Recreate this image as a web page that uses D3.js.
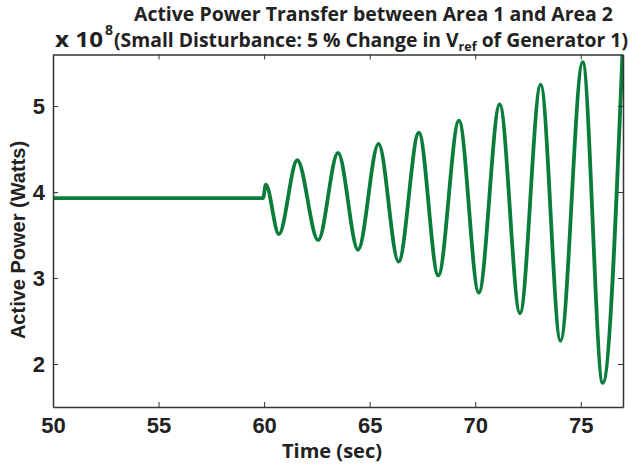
<!DOCTYPE html>
<html>
<head>
<meta charset="utf-8">
<script src="https://cdn.jsdelivr.net/npm/d3@7"></script>
<style>
  body { margin: 0; background: #fff; }
  svg { display: block; }
</style>
</head>
<body>
<div id="chart"></div>
<script>
// extrema (time in sec, power in 1e8 W)
const times = [50, 59.95, 60.08, 60.7, 61.57, 62.56, 63.5, 64.45, 65.42, 66.37, 67.33, 68.25, 69.23, 70.17, 71.16, 72.12, 73.1, 74.04, 75.09, 76.04, 77.0];
const power = [3.93, 3.93, 4.085, 3.51, 4.37, 3.44, 4.455, 3.33, 4.56, 3.19, 4.69, 3.03, 4.83, 2.83, 5.02, 2.59, 5.25, 2.27, 5.51, 1.78, 5.78];
const xTicks = [50, 55, 60, 65, 70, 75];
const yTicks = [2, 3, 4, 5];

const width = 634, height = 468;
const plotL = 53, plotR = 623, plotT = 54.5, plotB = 407;

const svg = d3.select('#chart').append('svg')
  .attr('width', width)
  .attr('height', height);

const x = d3.scaleLinear().domain([50, 77]).range([plotL, plotR]);
const y = d3.scaleLinear().domain([1.5, 5.6]).range([plotB, plotT]);

svg.append('clipPath').attr('id', 'clip')
  .append('rect')
  .attr('x', plotL).attr('y', plotT)
  .attr('width', plotR - plotL).attr('height', plotB - plotT);

const data = times.map((t, i) => ({ t: t, p: power[i] }));

const line = d3.line()
  .x(d => x(d.t))
  .y(d => y(d.p))
  .curve(d3.curveMonotoneX);

svg.append('path')
  .datum(data)
  .attr('clip-path', 'url(#clip)')
  .attr('d', line)
  .style('fill', 'none')
  .style('stroke', '#0b7d3b')
  .style('stroke-width', 3.8)
  .style('stroke-linejoin', 'round');

// axes: ticks point inward, box all round
const tickFont = '"Liberation Sans", Arial, sans-serif';
function styleAxis(g, showLabels) {
  g.select('.domain').style('stroke', '#333').style('stroke-width', 1.5);
  g.selectAll('.tick line').style('stroke', '#333').style('stroke-width', 1);
  g.selectAll('.tick text')
    .style('font-family', tickFont)
    .style('font-weight', 'bold')
    .style('font-size', '22px')
    .style('fill', '#222')
    .style('display', showLabels ? null : 'none');
}

svg.append('g')
  .attr('transform', `translate(0,${plotB})`)
  .call(d3.axisBottom(x).tickValues(xTicks).tickSizeInner(-5).tickSizeOuter(0).tickPadding(10).tickFormat(d3.format('d')))
  .call(g => styleAxis(g, true));

svg.append('g')
  .attr('transform', `translate(0,${plotT})`)
  .call(d3.axisTop(x).tickValues(xTicks).tickSizeInner(-5).tickSizeOuter(0))
  .call(g => styleAxis(g, false));

svg.append('g')
  .attr('transform', `translate(${plotL},0)`)
  .call(d3.axisLeft(y).tickValues(yTicks).tickSizeInner(-5).tickSizeOuter(0).tickPadding(8).tickFormat(d3.format('d')))
  .call(g => styleAxis(g, true));

svg.append('g')
  .attr('transform', `translate(${plotR},0)`)
  .call(d3.axisRight(y).tickValues(yTicks).tickSizeInner(-5).tickSizeOuter(0))
  .call(g => styleAxis(g, false));

// titles
const titleFont = '"Open Sans", sans-serif';
svg.append('text')
  .attr('x', 134).attr('y', 21)
  .attr('textLength', 479).attr('lengthAdjust', 'spacingAndGlyphs')
  .style('font-family', titleFont).style('font-weight', 'bold').style('font-size', '20px')
  .style('fill', '#222')
  .text('Active Power Transfer between Area 1 and Area 2');

svg.append('text')
  .attr('x', 55).attr('y', 47)
  .attr('textLength', 48).attr('lengthAdjust', 'spacingAndGlyphs')
  .style('font-family', titleFont).style('font-weight', 'bold').style('font-size', '21px')
  .style('fill', '#222')
  .text('x 10');

svg.append('text')
  .attr('x', 105).attr('y', 35)
  .style('font-family', titleFont).style('font-weight', 'bold').style('font-size', '14px')
  .style('fill', '#222')
  .text('8');

const sub = svg.append('text')
  .attr('x', 114).attr('y', 47)
  .attr('textLength', 514).attr('lengthAdjust', 'spacingAndGlyphs')
  .style('font-family', titleFont).style('font-weight', 'bold').style('font-size', '20px')
  .style('fill', '#222');
sub.append('tspan').text('(Small Disturbance: 5 % Change in V');
sub.append('tspan').attr('dy', 4).style('font-size', '13px').text('ref');
sub.append('tspan').attr('dy', -4).text(' of Generator 1)');

svg.append('text')
  .attr('x', 332).attr('y', 458)
  .attr('text-anchor', 'middle')
  .style('font-family', titleFont).style('font-weight', 'bold').style('font-size', '20px')
  .style('fill', '#222')
  .text('Time (sec)');

svg.append('text')
  .attr('transform', 'translate(25,240) rotate(-90)')
  .attr('text-anchor', 'middle')
  .style('font-family', tickFont).style('font-weight', 'bold').style('font-size', '20px')
  .style('fill', '#222')
  .text('Active Power (Watts)');
</script>
</body>
</html>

▶ [YOUR GOAL]: Copy the listing in full and without alteration, omitting every picture.

▶ [TASK RESULT]:
Recreate this image as a web page that uses D3.js.
<!DOCTYPE html>
<html>
<head>
<meta charset="utf-8">
<script src="https://cdn.jsdelivr.net/npm/d3@7"></script>
<style>
  body { margin: 0; background: #fff; }
  svg { display: block; }
</style>
</head>
<body>
<div id="chart"></div>
<script>
// extrema (time in sec, power in 1e8 W)
const times = [50, 59.95, 60.08, 60.7, 61.57, 62.56, 63.5, 64.45, 65.42, 66.37, 67.33, 68.25, 69.23, 70.17, 71.16, 72.12, 73.1, 74.04, 75.09, 76.04, 77.0];
const power = [3.93, 3.93, 4.085, 3.51, 4.37, 3.44, 4.455, 3.33, 4.56, 3.19, 4.69, 3.03, 4.83, 2.83, 5.02, 2.59, 5.25, 2.27, 5.51, 1.78, 5.78];
const xTicks = [50, 55, 60, 65, 70, 75];
const yTicks = [2, 3, 4, 5];

const width = 634, height = 468;
const plotL = 53, plotR = 623, plotT = 54.5, plotB = 407;

const svg = d3.select('#chart').append('svg')
  .attr('width', width)
  .attr('height', height);

const x = d3.scaleLinear().domain([50, 77]).range([plotL, plotR]);
const y = d3.scaleLinear().domain([1.5, 5.6]).range([plotB, plotT]);

svg.append('clipPath').attr('id', 'clip')
  .append('rect')
  .attr('x', plotL).attr('y', plotT)
  .attr('width', plotR - plotL).attr('height', plotB - plotT);

const data = times.map((t, i) => ({ t: t, p: power[i] }));

const line = d3.line()
  .x(d => x(d.t))
  .y(d => y(d.p))
  .curve(d3.curveMonotoneX);

svg.append('path')
  .datum(data)
  .attr('clip-path', 'url(#clip)')
  .attr('d', line)
  .style('fill', 'none')
  .style('stroke', '#0b7d3b')
  .style('stroke-width', 3.8)
  .style('stroke-linejoin', 'round');

// axes: ticks point inward, box all round
const tickFont = '"Liberation Sans", Arial, sans-serif';
function styleAxis(g, showLabels) {
  g.select('.domain').style('stroke', '#333').style('stroke-width', 1.5);
  g.selectAll('.tick line').style('stroke', '#333').style('stroke-width', 1);
  g.selectAll('.tick text')
    .style('font-family', tickFont)
    .style('font-weight', 'bold')
    .style('font-size', '22px')
    .style('fill', '#222')
    .style('display', showLabels ? null : 'none');
}

svg.append('g')
  .attr('transform', `translate(0,${plotB})`)
  .call(d3.axisBottom(x).tickValues(xTicks).tickSizeInner(-5).tickSizeOuter(0).tickPadding(10).tickFormat(d3.format('d')))
  .call(g => styleAxis(g, true));

svg.append('g')
  .attr('transform', `translate(0,${plotT})`)
  .call(d3.axisTop(x).tickValues(xTicks).tickSizeInner(-5).tickSizeOuter(0))
  .call(g => styleAxis(g, false));

svg.append('g')
  .attr('transform', `translate(${plotL},0)`)
  .call(d3.axisLeft(y).tickValues(yTicks).tickSizeInner(-5).tickSizeOuter(0).tickPadding(8).tickFormat(d3.format('d')))
  .call(g => styleAxis(g, true));

svg.append('g')
  .attr('transform', `translate(${plotR},0)`)
  .call(d3.axisRight(y).tickValues(yTicks).tickSizeInner(-5).tickSizeOuter(0))
  .call(g => styleAxis(g, false));

// titles
const titleFont = '"Open Sans", sans-serif';
svg.append('text')
  .attr('x', 134).attr('y', 21)
  .attr('textLength', 479).attr('lengthAdjust', 'spacingAndGlyphs')
  .style('font-family', titleFont).style('font-weight', 'bold').style('font-size', '20px')
  .style('fill', '#222')
  .text('Active Power Transfer between Area 1 and Area 2');

svg.append('text')
  .attr('x', 55).attr('y', 47)
  .attr('textLength', 48).attr('lengthAdjust', 'spacingAndGlyphs')
  .style('font-family', titleFont).style('font-weight', 'bold').style('font-size', '21px')
  .style('fill', '#222')
  .text('x 10');

svg.append('text')
  .attr('x', 105).attr('y', 35)
  .style('font-family', titleFont).style('font-weight', 'bold').style('font-size', '14px')
  .style('fill', '#222')
  .text('8');

const sub = svg.append('text')
  .attr('x', 114).attr('y', 47)
  .attr('textLength', 514).attr('lengthAdjust', 'spacingAndGlyphs')
  .style('font-family', titleFont).style('font-weight', 'bold').style('font-size', '20px')
  .style('fill', '#222');
sub.append('tspan').text('(Small Disturbance: 5 % Change in V');
sub.append('tspan').attr('dy', 4).style('font-size', '13px').text('ref');
sub.append('tspan').attr('dy', -4).text(' of Generator 1)');

svg.append('text')
  .attr('x', 332).attr('y', 458)
  .attr('text-anchor', 'middle')
  .style('font-family', titleFont).style('font-weight', 'bold').style('font-size', '20px')
  .style('fill', '#222')
  .text('Time (sec)');

svg.append('text')
  .attr('transform', 'translate(25,240) rotate(-90)')
  .attr('text-anchor', 'middle')
  .style('font-family', tickFont).style('font-weight', 'bold').style('font-size', '20px')
  .style('fill', '#222')
  .text('Active Power (Watts)');
</script>
</body>
</html>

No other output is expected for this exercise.